Phycology2025, 5(4), 73;https://doi.org/10.3390/phycology5040073 
(registering DOI)
This article belongs to the Topic Microalgae: Current Trends in Basic Research and Applications

Abstract

Postharvest operations are cost intensive in microalgae production, and when electrocoagulation–electroflotation (EC/EF) with aluminum anodes is used, aluminum can remain associated with biomass and wash streams; hence, a selective postwash process is needed.
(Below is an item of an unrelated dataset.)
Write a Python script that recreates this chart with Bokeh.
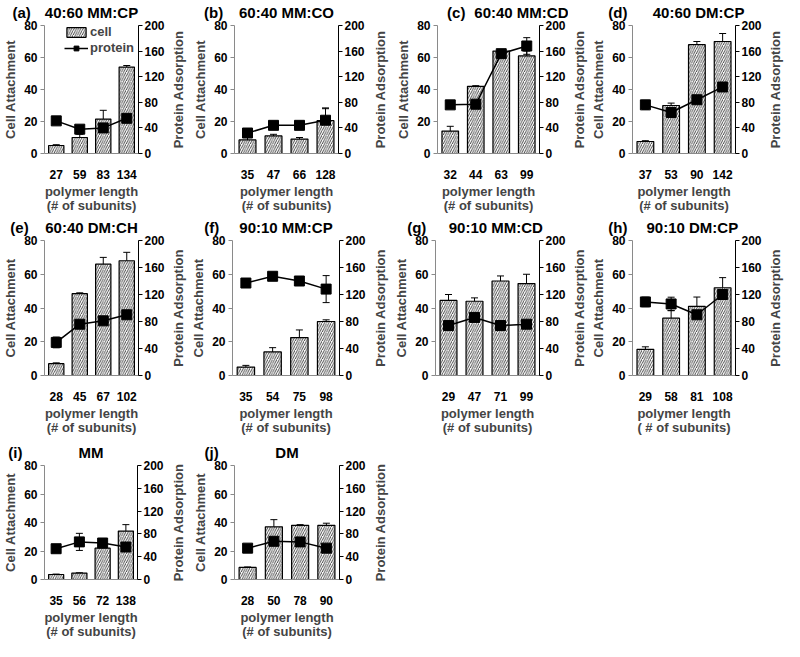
from bokeh.plotting import figure
from bokeh.layouts import column, row
from bokeh.models import (ColumnDataSource, Range1d, LinearAxis, FixedTicker, Whisker,
                          TeeHead, Legend, LegendItem)
from bokeh.embed import file_html
from bokeh.resources import INLINE

# ---- data ----
panel_ids = ["(a)", "(b)", "(c)", "(d)", "(e)", "(f)", "(g)", "(h)", "(i)", "(j)"]
panel_titles = ["40:60 MM:CP", "60:40 MM:CO", "60:40 MM:CD", "40:60 DM:CP",
                "60:40 DM:CH", "90:10 MM:CP", "90:10 MM:CD", "90:10 DM:CP",
                "MM", "DM"]
lengths_a = ["27", "59", "83", "134"]
lengths_b = ["35", "47", "66", "128"]
lengths_c = ["32", "44", "63", "99"]
lengths_d = ["37", "53", "90", "142"]
lengths_e = ["28", "45", "67", "102"]
lengths_f = ["35", "54", "75", "98"]
lengths_g = ["29", "47", "71", "99"]
lengths_h = ["29", "58", "81", "108"]
lengths_i = ["35", "56", "72", "138"]
lengths_j = ["28", "50", "78", "90"]

cell_a = [5, 10, 21.5, 54];   cell_err_a = [0.5, 2, 5.5, 1]
cell_b = [8.5, 11, 9, 20.5];  cell_err_b = [2.5, 1, 1, 8]
cell_c = [14, 42, 64, 61];    cell_err_c = [3, 0.4, 1, 3]
cell_d = [7.5, 30, 68, 70];   cell_err_d = [0.5, 1.5, 2, 5]
cell_e = [7, 48.5, 66, 68];   cell_err_e = [0.5, 0.5, 4, 5]
cell_f = [5, 14, 22.5, 32];   cell_err_f = [1, 2.5, 4.5, 1]
cell_g = [44.5, 44, 56, 54.5]; cell_err_g = [3.5, 2, 3, 5.5]
cell_h = [15.5, 34, 41, 52];  cell_err_h = [1.5, 4.5, 5.5, 6]
cell_i = [3.5, 4.5, 22, 34];  cell_err_i = [0.3, 0.2, 5, 4.5]
cell_j = [8.5, 37, 38, 38];   cell_err_j = [0.3, 5, 0.5, 1.5]

prot_a = [51, 38, 40, 55];    prot_err_a = [0, 0, 3, 0]
prot_b = [32, 44, 44, 52];    prot_err_b = [4, 2, 2, 18]
prot_c = [76, 77, 156, 168];  prot_err_c = [2, 2, 4, 13]
prot_d = [76, 64, 84, 104];   prot_err_d = [7, 5, 6, 2]
prot_e = [49, 76, 81, 90];    prot_err_e = [8, 15, 15, 10]
prot_f = [137, 147, 140, 128]; prot_err_f = [3, 5, 3, 20]
prot_g = [74, 86, 74, 76];    prot_err_g = [3, 12, 8, 15]
prot_h = [109, 106, 90, 120]; prot_err_h = [7, 10, 10, 4]
prot_i = [54, 66, 64, 57];    prot_err_i = [0, 15, 8, 0]
prot_j = [55, 67, 66, 55];    prot_err_j = [0, 13, 8, 0]

left_ticks = [0, 20, 40, 60, 80]
right_ticks = [0, 40, 80, 120, 160, 200]

lengths = [lengths_a, lengths_b, lengths_c, lengths_d, lengths_e,
           lengths_f, lengths_g, lengths_h, lengths_i, lengths_j]
cells = [cell_a, cell_b, cell_c, cell_d, cell_e, cell_f, cell_g, cell_h, cell_i, cell_j]
cell_errs = [cell_err_a, cell_err_b, cell_err_c, cell_err_d, cell_err_e,
             cell_err_f, cell_err_g, cell_err_h, cell_err_i, cell_err_j]
prots = [prot_a, prot_b, prot_c, prot_d, prot_e, prot_f, prot_g, prot_h, prot_i, prot_j]
prot_errs = [prot_err_a, prot_err_b, prot_err_c, prot_err_d, prot_err_e,
             prot_err_f, prot_err_g, prot_err_h, prot_err_i, prot_err_j]

FONT = "Liberation Sans"
GRAY = "#8a8a8a"
NB = "\u00a0"
LAB_W = 20  # width of the strip that carries "Protein Adsorption"

# layout (page px): width, height, border left/right/top/bottom,
# id padding (trailing, leading) and name padding (leading) in nbsp
layout_spec = [
    (167, 215, 36, 27, 23, 59, 11, 0, 0), (182, 215, 47, 31, 23, 60, 10, 0, 0),
    (179, 215, 48, 28, 23, 60, 0, 9, 16), (176, 215, 43, 27, 23, 60, 7, 0, 7),
    (167, 222, 36, 27, 25, 61, 12, 0, 0), (182, 222, 45, 30, 25, 61, 10, 0, 0),
    (179, 222, 46, 29, 25, 61, 9, 0, 4), (176, 222, 43, 27, 25, 61, 7, 0, 4),
    (167, 204, 36, 30, 28, 46, 14, 0, 0), (182, 204, 47, 30, 24, 46, 11, 0, 0),
]


def style_text_axis(ax):
    ax.major_label_text_font = FONT
    ax.major_label_text_font_style = "bold"
    ax.major_label_text_font_size = "12px"
    ax.major_label_text_color = "black"
    ax.axis_label_text_font = FONT
    ax.axis_label_text_font_style = "bold"
    ax.axis_label_text_font_size = "13px"
    ax.minor_tick_line_color = None


def make_panel(k):
    w, h, bl, br, bt, bb, id_trail, id_lead, name_pad = layout_spec[k]
    frame_h = h - bt - bb
    p = figure(width=w, height=h, output_backend="svg", toolbar_location=None,
               x_range=Range1d(0.5, 4.5), y_range=Range1d(0, 80),
               min_border_left=bl, min_border_right=br,
               min_border_top=bt, min_border_bottom=bb)
    p.extra_y_ranges = {"right": Range1d(0, 200)}
    p.outline_line_color = None
    p.xgrid.visible = False
    p.ygrid.visible = False
    p.background_fill_color = "white"
    p.border_fill_color = "white"

    xs = [1, 2, 3, 4]
    c = cells[k]; ce = cell_errs[k]; pr = prots[k]; pe = prot_errs[k]
    src = ColumnDataSource(dict(
        x=xs, cell=c,
        cup=[a + b for a, b in zip(c, ce)], clo=[a - b for a, b in zip(c, ce)],
        prot=pr,
        pup=[a + b for a, b in zip(pr, pe)], plo=[a - b for a, b in zip(pr, pe)],
    ))

    bars = p.vbar(x="x", top="cell", bottom=0, width=0.65, source=src,
                  fill_color="white", line_color="black", line_width=1.2,
                  hatch_pattern="/", hatch_color="#333333", hatch_scale=4.5,
                  hatch_weight=0.9)
    p.add_layout(Whisker(source=src, base="x", upper="cup", lower="clo",
                         line_color="black", line_width=1,
                         upper_head=TeeHead(size=7, line_color="black", line_width=1),
                         lower_head=TeeHead(size=7, line_color="black", line_width=1)))
    ln = p.line(x="x", y="prot", source=src, y_range_name="right",
                line_color="black", line_width=1.5)
    mk = p.scatter(x="x", y="prot", source=src, y_range_name="right", marker="square",
                   size=10, fill_color="black", line_color="black")
    p.add_layout(Whisker(source=src, base="x", upper="pup", lower="plo",
                         y_range_name="right", line_color="black", line_width=1,
                         upper_head=TeeHead(size=7, line_color="black", line_width=1),
                         lower_head=TeeHead(size=7, line_color="black", line_width=1)))

    # bottom axis
    xa = p.xaxis[0]
    style_text_axis(xa)
    xa.ticker = FixedTicker(ticks=xs)
    xa.major_label_overrides = {x: lab for x, lab in zip(xs, lengths[k])}
    xa.major_tick_line_color = None
    xa.axis_line_color = GRAY
    xa.major_label_standoff = 10
    pl = "( # of subunits)" if k == 7 else "(# of subunits)"
    xa.axis_label = "polymer length\n" + pl
    xa.axis_label_standoff = 2
    try:
        xa.axis_label_text_line_height = 0.95
    except Exception:
        pass

    # left axis
    ya = p.yaxis[0]
    style_text_axis(ya)
    ya.ticker = FixedTicker(ticks=left_ticks)
    ya.axis_line_color = GRAY
    ya.major_tick_line_color = GRAY
    ya.major_tick_out = 4
    ya.major_tick_in = 0
    ya.major_label_standoff = 3
    ya.axis_label = "Cell Attachment"
    ya.axis_label_standoff = 3

    # right axis (ticks only; its label is carried by the strip to the right)
    ra = LinearAxis(y_range_name="right", ticker=FixedTicker(ticks=right_ticks))
    style_text_axis(ra)
    ra.axis_line_color = "black"
    ra.major_tick_line_color = "black"
    ra.major_tick_out = 4
    ra.major_tick_in = 0
    ra.major_label_standoff = 2
    p.add_layout(ra, "right")

    # heading row: panel id at the frame's left edge, panel name at its centre
    ta = LinearAxis(ticker=FixedTicker(ticks=[0.5, 2.5]))
    style_text_axis(ta)
    ta.axis_line_color = None
    ta.major_tick_line_color = None
    ta.major_tick_out = 0
    ta.major_tick_in = 0
    ta.major_label_standoff = 5
    ta.major_label_text_font_size = "15px"
    ta.major_label_overrides = {0.5: NB * id_lead + panel_ids[k] + NB * id_trail,
                                2.5: NB * name_pad + panel_titles[k]}
    p.add_layout(ta, "above")

    if k == 0:
        leg = Legend(items=[LegendItem(label="cell", renderers=[bars]),
                            LegendItem(label="protein", renderers=[ln, mk])],
                     location=(20, frame_h - 35), background_fill_alpha=0,
                     border_line_color=None, padding=0, margin=0, spacing=1,
                     glyph_width=24, glyph_height=12, label_height=14,
                     label_standoff=2, label_text_font=FONT,
                     label_text_font_style="bold", label_text_font_size="13px")
        p.add_layout(leg)
    return p


def make_label_strip(k):
    """Narrow strip whose left axis carries the right-hand axis title of panel k."""
    h, bt, bb = layout_spec[k][1], layout_spec[k][4], layout_spec[k][5]
    s = figure(width=LAB_W, height=h, output_backend="svg", toolbar_location=None,
               x_range=Range1d(0, 1), y_range=Range1d(0, 200),
               x_axis_location=None, y_axis_location=None,
               min_border_left=LAB_W - 2, min_border_right=0,
               min_border_top=bt, min_border_bottom=bb)
    s.outline_line_color = None
    s.grid.visible = False
    s.background_fill_color = "white"
    s.border_fill_color = "white"
    ax = LinearAxis(ticker=FixedTicker(ticks=[]))
    style_text_axis(ax)
    ax.axis_line_color = None
    ax.major_tick_line_color = None
    ax.major_tick_out = 0
    ax.major_tick_in = 0
    ax.major_label_standoff = 0
    ax.axis_label = "Protein Adsorption"
    ax.axis_label_standoff = 1
    s.add_layout(ax, "left")
    return s


figs = [make_panel(k) for k in range(10)]
strips = [make_label_strip(k) for k in range(10)]


def interleave(ks):
    out = []
    for k in ks:
        out += [figs[k], strips[k]]
    return out


layout = column(
    row(*interleave([0, 1, 2, 3]), spacing=0),
    row(*interleave([4, 5, 6, 7]), spacing=0),
    row(*interleave([8, 9]), spacing=0),
    spacing=0,
)

open("out.html", "w").write(file_html(layout, INLINE))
Accordingly, this study defined an operational window for aluminum desorption that preserves the energetic advantage of EC/EF. A response-surface design (I-optimal/CCD) was used to evaluate the effects of the EDTA concentration (1–100 mM), contact time (5–20 min), mixing speed (100–300 rpm), and pH (6–10) on EC/EF-harvested Chlorella sp. biomass, with ANOVA and model diagnostics supporting adequacy. EDTA concentration and mixing emerged as significant factors, whereas time and pH acted mainly through interactions; moreover, quadratic terms for EDTA and mixing indicated diminishing returns at high levels. Consequently, the surface predicted an optimum near EDTA ≈ 65 mM, time ≈ 20 min, pH 10, and 100 rpm, corresponding to ~97% aluminum removal. Importantly, a confirmation run under these conditions across eight chlorophyte strains consistently achieved >95% removal, revealing narrow dispersion yet statistically distinguishable means. Taken together, coupling EC/EF with an EDTA postwash operation in the identified window effectively limits aluminum carry-over in microalgal biomass and, therefore, provides a reproducible basis for downstream conditioning and potential recirculation within biorefinery schemes.